19. The item being on the agenda of the Deputies meeting on 29 November 2006, the Chairman of the GR-J gave delegations until 24 November 2006, end of business, to indicate if they could not accept the provisional agreement. If no comments were received, the item would be submitted to the Deputies for adoption without further debate.

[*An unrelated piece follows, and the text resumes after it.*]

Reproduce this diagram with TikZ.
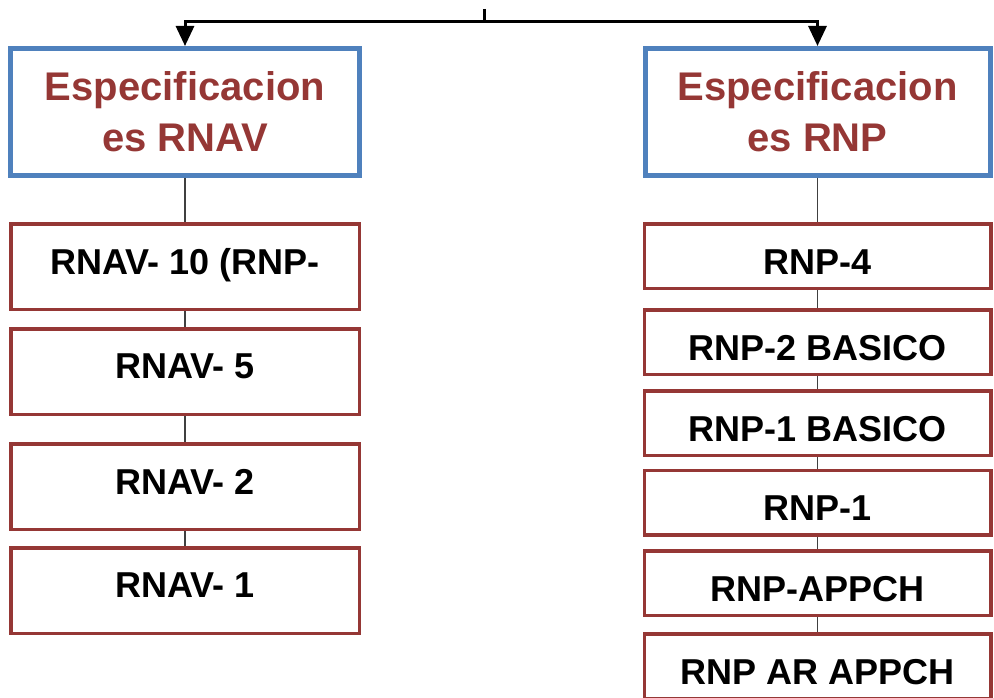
\documentclass[tikz,border=0pt]{standalone}
\usepackage{fontspec}
\setmainfont{Liberation Sans}
\usetikzlibrary{arrows.meta}
\definecolor{specblue}{RGB}{79,129,189}
\definecolor{specred}{RGB}{149,55,53}
\tikzstyle{specbox} = [rectangle, draw=specblue, line width=5pt, minimum height=127pt, inner sep=0pt, align=center, text=specred, font=\fontsize{40}{51}\selectfont\bfseries]
\tikzstyle{rnavbox} = [rectangle, draw=specred, line width=3.5pt, minimum width=348.5pt, minimum height=85.5pt, inner sep=0pt, text depth=10pt, font=\fontsize{36}{43}\selectfont\bfseries]
\tikzstyle{rnpbox} = [rectangle, draw=specred, line width=3.5pt, minimum width=346.5pt, minimum height=64.5pt, inner sep=0pt, text height=36pt, text depth=0pt, font=\fontsize{36}{43}\selectfont\bfseries]
\tikzstyle{link} = [line width=1.2pt, draw=black!75]
\tikzstyle{arrow} = [line width=3pt, -{Triangle[length=20pt,width=18pt]}]

\begin{document}
\begin{tikzpicture}[x=1pt, y=-1pt]
        \useasboundingbox (0,0) rectangle (994,698);
        \clip (0,0) rectangle (994,698);
        \coordinate (stem) at (484,9);
        \coordinate (fork) at (484,22);

        \node (rnav) [specbox, minimum width=349pt] at (185,112) {Especificacion\\es RNAV};
        \node (rnp) [specbox, minimum width=345pt] at (817.5,112) {Especificacion\\es RNP};

        \node (rnav10) [rnavbox] at (185,266.5) {RNAV- 10 (RNP-};
        \node (rnav5) [rnavbox] at (185,371.5) {RNAV- 5};
        \node (rnav2) [rnavbox] at (185,486.5) {RNAV- 2};
        \node (rnav1) [rnavbox] at (185,590.5) {RNAV- 1};

        \node (rnp4) [rnpbox] at (817.5,256) {RNP-4};
        \node (rnp2b) [rnpbox] at (817.5,342) {RNP-2 BASICO};
        \node (rnp1b) [rnpbox] at (817.5,423) {RNP-1 BASICO};
        \node (rnp1) [rnpbox] at (817.5,502.5) {RNP-1};
        \node (rnpapch) [rnpbox] at (817.5,583) {RNP-APPCH};
        \node (rnpar) [rnpbox] at (817.5,666) {RNP AR APPCH};

        \draw [line width=3pt] (stem) -- (fork);
        \draw [arrow] (fork) -| (rnav.north);
        \draw [arrow] (fork) -| (rnp.north);

        \draw [link] (rnav) -- (rnav10);
        \draw [link] (rnav10) -- (rnav5);
        \draw [link] (rnav5) -- (rnav2);
        \draw [link] (rnav2) -- (rnav1);

        \draw [link] (rnp) -- (rnp4);
        \draw [link] (rnp4) -- (rnp2b);
        \draw [link] (rnp2b) -- (rnp1b);
        \draw [link] (rnp1b) -- (rnp1);
        \draw [link] (rnp1) -- (rnpapch);
        \draw [link] (rnpapch) -- (rnpar);
\end{tikzpicture}
\end{document}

20. The Group agreed that it would examine at a future meeting the more general issue raised during its discussion, concerning a possible procedure for obtaining information on the position of the Committee of Experts under the European Charter for Regional or Minority Languages, when examining reports under the Charter.
Any other business
Joint OSCE-Council of Europe Expert Workshop on Preventing Terrorism: Fighting Incitement and Related Terrorist Activities (Vienna, 19-20 October 2006) – Summary
21. The Chairman recalled that the idea to hold a joint OSCE – Council of Europe (CoE) event to discuss the fight against incitement to terrorism and related activities, was a joint initiative of Germany and the Russian Federation, which also funded the event. The OSCE – CoE “Expert Workshop on Preventing Terrorism: Fighting Incitement and Related Terrorist Activities” was held in Vienna on 19-20 October 2006 and was the first major joint event of the two organisations in the field of counter-terrorism.
22. The Group took note of the report and of the fact that the item would be on the agenda of the Deputies’ 981st meeting (29 November 2006). It agreed to propose to the Deputies to transmit the report to the Committee of Experts on Terrorism (CODEXTER) to take it into account in its work.
Date of the next meeting
23. The next meeting will be held on Wednesday, 10 January 2007 at 10 a.m.
Note 1 This document has been classified restricted at the date of issue. Unless the Committee of Ministers decides otherwise, it will be declassified according to the rules set up in Resolution Res(2001)6 on access to Council of Europe documents.